In 1955 the news cycle was at least 24 hours long, often longer, allowing Kennedy and his fellow leaders the luxury of considering events and developing a response that could head off the potential crisis.

No such time exists now. Today the cycle can be 24 minutes long, increasingly driven by non-traditional news sources, and those at the eye of the storm often feel obliged to provide instantaneous responses for fear of losing control of the story.

But it is not just in the media. New communications technologies are the central tools for policy-makers and industry, transforming every facet of life, from business to schools, and the corridors of power to the home.

So important is digital media today that the 2011 World Economic Forum in Davos, whose overall theme is: "What is the New Economic Reality?", has devoted one of its five main topics to: “How are digital media and technology changing not just whole industries, but human society?”.

Davos is a surreal experience. It sits adjacent to Klosters in the Swiss Alps, a playground for the wealthy and famous and its permanent residents number just 11,000. However for 40 years, it has been host to the WEF, an annual January gathering of the world’s most influential people, wrestling with the biggest issues of the day.

Some 2,500 Presidents, Prime Ministers, business leaders, financiers, activists, journalists and philanthropists descend on the city turning it into a fortress in the mountains.
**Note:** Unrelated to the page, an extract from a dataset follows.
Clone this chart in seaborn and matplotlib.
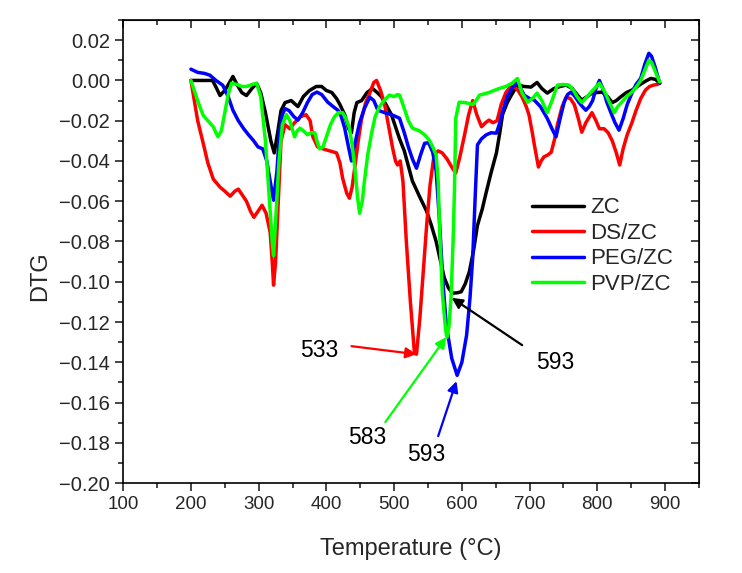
import numpy as np
import pandas as pd
import seaborn as sns
import matplotlib
matplotlib.use("Agg")
import matplotlib.pyplot as plt
from matplotlib.ticker import MultipleLocator, FuncFormatter

# ---- data ----
zc_t = [200, 215, 232, 238, 243, 250, 257, 262, 268, 275, 282, 290, 297, 303, 310, 318, 323, 328, 333, 339,
        348, 358, 366, 375, 385, 393, 400, 408, 415, 420, 427, 433, 437, 441, 445, 452, 460, 468, 475, 481,
        488, 496, 502, 508, 515, 527, 538, 548, 555, 562, 568, 574, 580, 586, 593, 599, 605, 611, 617, 623,
        630, 636, 643, 651, 656, 660, 667, 673, 682, 692, 702, 711, 718, 726, 736, 745, 754, 763, 770, 777,
        785, 792, 800, 807, 815, 822, 828, 835, 843, 851, 859, 866, 873, 879, 886, 892]
zc_dtg = [0.000, 0.000, 0.000, -0.004, -0.0075, -0.005, -0.001, 0.002, -0.002, -0.006, -0.0075, -0.004, -0.0015,
          -0.006, -0.016, -0.030, -0.036, -0.026, -0.015, -0.011, -0.010, -0.013, -0.008, -0.005, -0.003, -0.003,
          -0.005, -0.006, -0.009, -0.012, -0.017, -0.024, -0.026, -0.016, -0.011, -0.010, -0.006, -0.004, -0.006,
          -0.008, -0.012, -0.017, -0.023, -0.029, -0.035, -0.050, -0.058, -0.065, -0.072, -0.080, -0.089, -0.098,
          -0.103, -0.1057, -0.1055, -0.105, -0.101, -0.095, -0.085, -0.072, -0.064, -0.0555, -0.046, -0.036,
          -0.026, -0.017, -0.011, -0.0073, -0.0023, -0.003, -0.0033, -0.001, -0.004, -0.0063, -0.004, -0.003,
          -0.0023, -0.004, -0.007, -0.0098, -0.008, -0.0063, -0.006, -0.0058, -0.008, -0.011, -0.010, -0.008,
          -0.006, -0.0048, -0.003, -0.0014, 0.000, 0.001, 0.0005, -0.0014]

ds_t = [200, 205, 210, 218, 225, 233, 243, 250, 258, 265, 270, 276, 282, 288, 293, 299, 305, 311, 317, 320,
        322, 325, 329, 333, 339, 346, 353, 362, 370, 376, 380, 387, 395, 405, 415, 420, 424, 430, 434, 438,
        442, 447, 452, 458, 464, 470, 474, 480, 486, 492, 498, 502, 505, 509, 513, 518, 524, 530, 533, 538,
        543, 548, 553, 559, 565, 571, 578, 585, 591, 597, 604, 610, 616, 622, 629, 635, 640, 646, 652, 658,
        665, 672, 677, 683, 689, 695, 699, 704, 707, 713, 717, 721, 727, 732, 737, 741, 748, 754, 760, 766,
        772, 777, 783, 792, 798, 803, 810, 816, 822, 828, 833, 838, 844, 851, 857, 864, 871, 877, 883, 888, 892]
ds_dtg = [0.000, -0.010, -0.020, -0.031, -0.041, -0.049, -0.053, -0.055, -0.0575, -0.055, -0.054, -0.057, -0.060,
          -0.065, -0.068, -0.065, -0.062, -0.066, -0.0755, -0.090, -0.1017, -0.090, -0.060, -0.030, -0.022,
          -0.024, -0.021, -0.018, -0.017, -0.020, -0.028, -0.033, -0.034, -0.035, -0.036, -0.041, -0.0486,
          -0.056, -0.0585, -0.053, -0.043, -0.030, -0.019, -0.011, -0.0063, -0.001, 0.000, -0.005, -0.012,
          -0.023, -0.034, -0.040, -0.042, -0.040, -0.050, -0.080, -0.110, -0.1355, -0.136, -0.118, -0.095,
          -0.072, -0.052, -0.037, -0.035, -0.036, -0.039, -0.043, -0.046, -0.038, -0.027, -0.017, -0.010,
          -0.017, -0.023, -0.021, -0.0197, -0.021, -0.020, -0.012, -0.006, -0.003, -0.003, -0.005, -0.0083,
          -0.013, -0.017, -0.026, -0.032, -0.043, -0.040, -0.038, -0.037, -0.0356, -0.029, -0.022, -0.013,
          -0.0083, -0.009, -0.012, -0.019, -0.0257, -0.021, -0.016, -0.020, -0.024, -0.024, -0.026, -0.030,
          -0.036, -0.042, -0.034, -0.027, -0.021, -0.015, -0.009, -0.0048, -0.003, -0.0023, -0.002, -0.0014]

peg_t = [200, 210, 220, 228, 237, 247, 255, 262, 270, 278, 285, 292, 299, 306, 312, 317, 322, 327, 331, 335,
         339, 345, 352, 358, 365, 372, 379, 386, 393, 402, 410, 417, 422, 427, 432, 437, 443, 449, 456, 464,
         470, 476, 486, 496, 503, 508, 515, 521, 527, 533, 539, 545, 551, 557, 562, 567, 572, 577, 585, 593,
         600, 607, 612, 616, 620, 623, 629, 636, 643, 651, 656, 660, 667, 674, 682, 692, 700, 707, 716, 726,
         733, 739, 745, 751, 756, 761, 767, 773, 778, 783, 788, 793, 798, 803, 808, 814, 820, 826, 832, 838,
         844, 851, 857, 864, 870, 876, 880, 885, 892]
peg_dtg = [0.0056, 0.004, 0.0035, 0.0026, 0.000, -0.0024, -0.008, -0.0148, -0.020, -0.024, -0.027, -0.0297,
           -0.033, -0.034, -0.040, -0.050, -0.0595, -0.045, -0.025, -0.017, -0.014, -0.015, -0.018, -0.0197,
           -0.016, -0.011, -0.007, -0.0058, -0.007, -0.0108, -0.013, -0.0148, -0.018, -0.0237, -0.032, -0.040,
           -0.030, -0.021, -0.014, -0.0083, -0.010, -0.0148, -0.016, -0.017, -0.018, -0.0188, -0.026, -0.033,
           -0.039, -0.0436, -0.037, -0.0312, -0.031, -0.0357, -0.045, -0.070, -0.100, -0.1216, -0.138, -0.1465,
           -0.140, -0.1265, -0.108, -0.088, -0.055, -0.032, -0.029, -0.027, -0.026, -0.0262, -0.021, -0.0158,
           -0.008, -0.0038, -0.001, -0.0073, -0.009, -0.0098, -0.013, -0.0188, -0.024, -0.028, -0.019, -0.0108,
           -0.007, -0.0058, -0.008, -0.011, -0.013, -0.0148, -0.013, -0.010, -0.004, 0.000, -0.004, -0.0108,
           -0.016, -0.021, -0.0247, -0.019, -0.012, -0.0063, -0.002, 0.001, 0.008, 0.0135, 0.012, 0.007, -0.0014]

pvp_t = [200, 205, 212, 218, 225, 233, 237, 240, 245, 250, 255, 260, 268, 275, 282, 290, 297, 303, 310, 316,
         320, 322, 325, 330, 335, 341, 346, 353, 357, 361, 366, 372, 377, 383, 386, 390, 395, 400, 406, 412,
         418, 424, 429, 434, 438, 442, 446, 449, 453, 456, 461, 467, 472, 478, 485, 493, 500, 505, 508, 512,
         515, 521, 527, 537, 545, 552, 557, 562, 565, 567, 571, 576, 578, 581, 584, 587, 589, 591, 596, 605,
         616, 621, 626, 640, 655, 665, 674, 682, 689, 697, 704, 711, 718, 726, 733, 741, 750, 758, 765, 770,
         777, 785, 793, 803, 810, 818, 825, 830, 836, 843, 851, 858, 864, 870, 876, 880, 886, 892]
pvp_dtg = [0.000, -0.005, -0.012, -0.0173, -0.020, -0.023, -0.026, -0.028, -0.025, -0.016, -0.007, -0.0014,
           -0.002, -0.003, -0.003, -0.002, -0.0014, -0.008, -0.030, -0.060, -0.080, -0.087, -0.070, -0.040,
           -0.022, -0.017, -0.020, -0.028, -0.025, -0.0237, -0.025, -0.027, -0.026, -0.026, -0.030, -0.034,
           -0.033, -0.028, -0.022, -0.018, -0.016, -0.016, -0.019, -0.0237, -0.032, -0.0436, -0.058, -0.066,
           -0.060, -0.0505, -0.037, -0.0257, -0.018, -0.0133, -0.010, -0.0073, -0.008, -0.007, -0.0073, -0.011,
           -0.014, -0.020, -0.0237, -0.025, -0.027, -0.0297, -0.033, -0.037, -0.050, -0.072, -0.105, -0.124,
           -0.1275, -0.122, -0.108, -0.080, -0.0555, -0.0188, -0.0108, -0.011, -0.012, -0.010, -0.0073, -0.006,
           -0.004, -0.003, -0.0014, 0.001, -0.0063, -0.0108, -0.009, -0.0063, -0.010, -0.016, -0.010, -0.0023,
           -0.002, -0.0023, -0.005, -0.008, -0.011, -0.008, -0.005, -0.0014, -0.005, -0.011, -0.016, -0.013,
           -0.0108, -0.008, -0.0058, -0.003, 0.000, 0.005, 0.010, 0.009, 0.004, -0.0007]

samples = ["ZC", "DS/ZC", "PEG/ZC", "PVP/ZC"]
colors = ["#000000", "#ff0000", "#0000ff", "#00ff00"]

# peak labels: text, arrow tail (x, y), arrow head (x, y), text position (x, y)
peak_labels = ["533", "583", "593", "593"]
peak_colors = ["#ff0000", "#00ff00", "#0000ff", "#000000"]
arrow_tail = [(437, -0.132), (487, -0.1697), (565, -0.1767), (689, -0.1315)]
arrow_head = [(533, -0.136), (577, -0.1275), (592, -0.1494), (585, -0.108)]
label_pos = [(390, -0.134), (461, -0.1772), (548, -0.186), (738, -0.140)]

# ---- long table for seaborn ----
frames = []
for name, t, d in zip(samples, [zc_t, ds_t, peg_t, pvp_t], [zc_dtg, ds_dtg, peg_dtg, pvp_dtg]):
    frames.append(pd.DataFrame({"T": t, "DTG": d, "sample": name}))
df = pd.concat(frames, ignore_index=True)

sns.set_style("ticks")
plt.rcParams["font.family"] = ["Liberation Sans", "DejaVu Sans"]

fig, ax = plt.subplots(figsize=(7.42, 5.73), dpi=100)
fig.subplots_adjust(left=0.166, right=0.942, bottom=0.157, top=0.965)

sns.lineplot(data=df, x="T", y="DTG", hue="sample", hue_order=samples,
             palette=dict(zip(samples, colors)), estimator=None, sort=False,
             linewidth=2.5, ax=ax)

# arrows + peak numbers
for txt, c, tail, head, pos in zip(peak_labels, peak_colors, arrow_tail, arrow_head, label_pos):
    ax.annotate("", xy=head, xytext=tail,
                arrowprops=dict(arrowstyle="-|>", color=c, lw=1.6, mutation_scale=16,
                                shrinkA=0, shrinkB=0))
    ax.text(pos[0], pos[1], txt, fontsize=16.5, ha="center", va="center", color="black")

ax.set_xlim(100, 950)
ax.set_ylim(-0.20, 0.03)
ax.xaxis.set_major_locator(MultipleLocator(100))
ax.xaxis.set_minor_locator(MultipleLocator(50))
ax.yaxis.set_major_locator(MultipleLocator(0.02))
ax.yaxis.set_minor_locator(MultipleLocator(0.01))
ax.yaxis.set_major_formatter(FuncFormatter(lambda v, p: f"{round(v, 2) + 0.0:.2f}".replace("-", "\u2212")))

ax.tick_params(which="both", direction="out", top=False, right=False, width=1.2)
ax.tick_params(axis="x", labelsize=13.5)
ax.tick_params(axis="y", labelsize=14.5)
ax.tick_params(which="major", length=6)
ax.tick_params(which="minor", length=3.5)

# mirrored ticks on top and right, pointing inward
top = ax.secondary_xaxis("top")
top.xaxis.set_major_locator(MultipleLocator(100))
top.xaxis.set_minor_locator(MultipleLocator(50))
top.tick_params(which="both", direction="in", labeltop=False, width=1.2)
top.tick_params(which="major", length=6)
top.tick_params(which="minor", length=3.5)
right = ax.secondary_yaxis("right")
right.yaxis.set_major_locator(MultipleLocator(0.02))
right.yaxis.set_minor_locator(MultipleLocator(0.01))
right.tick_params(which="both", direction="in", labelright=False, width=1.2)
right.tick_params(which="major", length=6)
right.tick_params(which="minor", length=3.5)

for s in ax.spines.values():
    s.set_linewidth(1.2)
    s.set_color("black")

ax.set_xlabel("Temperature (\u00b0C)", fontsize=17, labelpad=18)
ax.set_ylabel("DTG", fontsize=17)
ax.yaxis.set_label_coords(-0.125, 0.447)

ax.legend(loc="upper left", bbox_to_anchor=(0.676, 0.66), frameon=False, fontsize=16,
          handlelength=2.3, labelspacing=0.2, handletextpad=0.3)

plt.savefig("out.png", dpi=100)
And it is not just a good excuse for a ski trip. It provides a genuine environment for debate and discussion among global leaders, a place where they can mix more freely than the formal settings of Washington, Westminster or Brussels. This freedom can result in tectonic plate-shifting moments, such as 1989 when East German Prime Minister Hans Modrow and German Chancellor Helmut Kohl met to discuss German reunification; and five years later Shimon Peres and Yasser Arafat reached agreement over Gaza and Jericho.

For digital technologies to be viewed sufficiently important by this global elite to be placed at the heart of their agenda should make us take notice. Among the debates was a discussion called: Preparing for New Realities.
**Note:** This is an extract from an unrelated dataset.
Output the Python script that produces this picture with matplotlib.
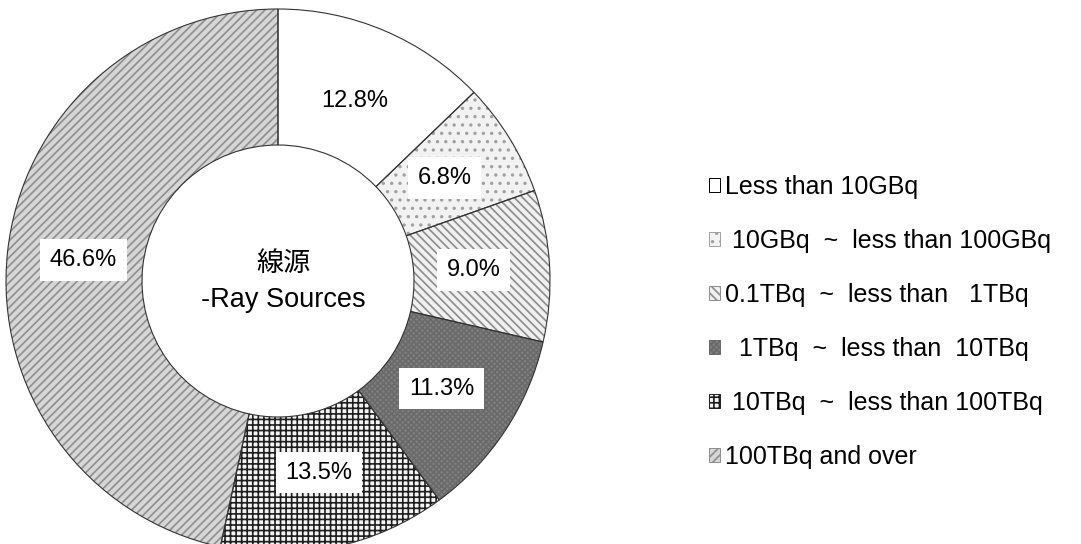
import matplotlib.pyplot as plt

plt.rcParams['font.family'] = ['Liberation Sans', 'DejaVu Sans']
plt.rcParams['hatch.linewidth'] = 1.2

# data, clockwise from 12 o'clock
categories = ['Less than 10GBq',
              ' 10GBq  ~  less than 100GBq',
              '0.1TBq  ~  less than   1TBq',
              '  1TBq  ~  less than  10TBq',
              ' 10TBq  ~  less than 100TBq',
              '100TBq and over']
shares = [12.8, 6.8, 9.0, 11.3, 13.5, 46.6]
pct_labels = ['12.8%', '6.8%', '9.0%', '11.3%', '13.5%', '46.6%']

faces = ['white', '#f2f2f2', '#f0f0f0', '#808080', '#f4f4f4', '#d6d6d6']
hatch_cols = ['black', '#a0a0a0', '#8c8c8c', '#6a6a6a', '#1e1e1e', '#8e8e8e']
hatches = ['', '..', '\\\\\\\\', 'xxxxxx', '+++', '////']

fig = plt.figure(figsize=(10.81, 5.44), dpi=100)
ax = fig.add_axes([6 / 1081, -9 / 544, 544 / 1081, 1.0])

wedges, _ = ax.pie(shares, startangle=90, counterclock=False, radius=1,
                   wedgeprops=dict(width=0.5, linewidth=0))
for w, fc, hc, h in zip(wedges, faces, hatch_cols, hatches):
    w.set_facecolor(fc)
    w.set_edgecolor(hc)
    w.set_hatch(h)

# black outlines drawn on top
ax.pie(shares, startangle=90, counterclock=False, radius=1,
       wedgeprops=dict(width=0.5, fill=False, edgecolor='#333333', linewidth=0.8))

# percentage labels on white boxes
_, texts = ax.pie(shares, startangle=90, counterclock=False, radius=1,
                  labels=pct_labels, labeldistance=0.72,
                  wedgeprops=dict(width=0.5, fill=False, linewidth=0))
for t in texts:
    t.set_ha('center')
    t.set_va('center')
    t.set_fontsize(17)
    t.set_bbox(dict(facecolor='white', edgecolor='none', pad=7))

ax.text(0.02, 0.066, '線源', ha='center', va='center', fontsize=19.5,
        family=['Noto Sans CJK JP', 'DejaVu Sans'])
ax.text(0.02, -0.07, '-Ray Sources', ha='center', va='center', fontsize=19.5)
ax.set_xlim(-1, 1)
ax.set_ylim(-1, 1)
ax.set_aspect('equal')
ax.axis('off')

leg = fig.legend(wedges, categories, loc='center left',
                 bbox_to_anchor=(696 / 1081, 1 - 322 / 544), frameon=False,
                 fontsize=18, handlelength=0.45, handleheight=0.45,
                 handletextpad=0.2, labelspacing=1.2, borderpad=0)
for h in leg.legend_handles:
    h.set_linewidth(0.7)

fig.savefig('out.png', dpi=100)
It included academics, venture capitalists and politicians and considered the challenges of a world moving beyond the industrial age and nation states and how this impacted on solving global problems through government, educations, healthcare and the media.

Among its conclusions was the idea that many of the institutions that served the industrial age are running out of steam, being replaced by the emergence of a new set of institutions, more appropriate and equipped for the future.
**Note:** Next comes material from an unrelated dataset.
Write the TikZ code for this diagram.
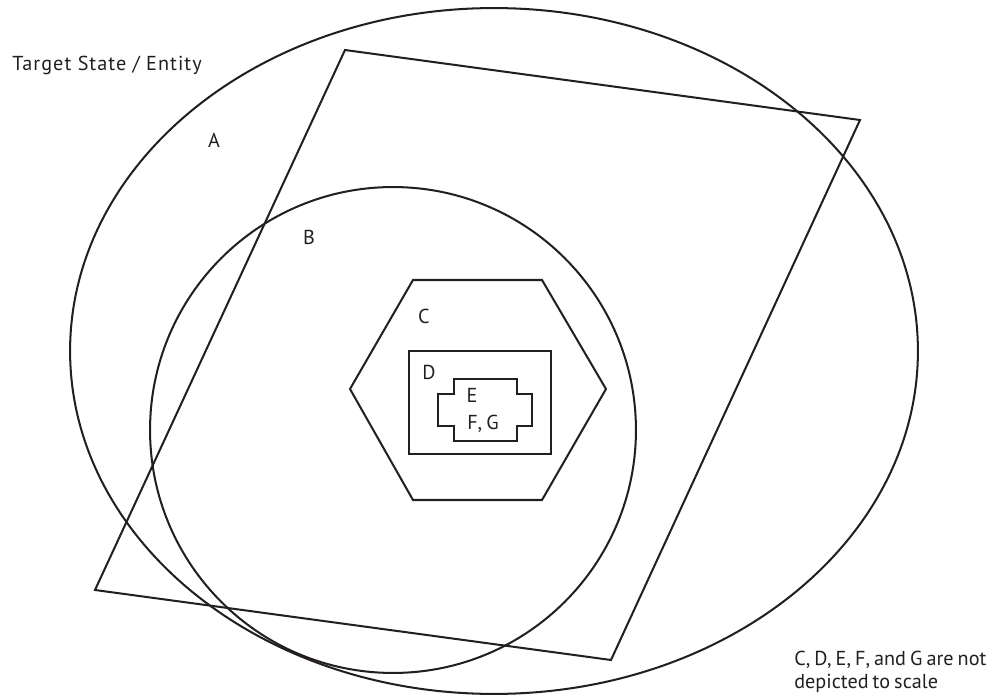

This was particularly important in education where it was recommended that greater use of online learning technology could help address the challenge of inequality in higher education. In schools, digital channels and technologies could support teachers in broadening their information and be key to ongoing improvements in standards.

There were recommendations for governments too, where greater consideration should be given to the new digital reality. Governments should find ways to transform policy development and delivery, taking the position of aggregator and facilitator of information and services to solve specific challenges.

Beyond this discussion, there were others on: Connectedness; Digital Convergence; Leading in a Hyper-Connected World; and, of course, the Wikileaks Dilemma, focusing on networks, platforms and infrastructure as drivers of policy, products and services.

Among the key findings and recommendations of the panels were:

Mobile telephony will drive the development of applications and new platforms will breathe new life into the struggling creative industries.

  • Open source, rather than closed, platforms will prevail - they benefit the customer.
  • Investors are looking for entrepreneurs who can promise to disrupt existing businesses.
  • A balance must be struck between maintaining privacy and providing connectedness.

It is quite a world away from the one inhabited by Jack Kennedy. You wonder what he would have made of it but given his mastery of communications, we probably know the answer.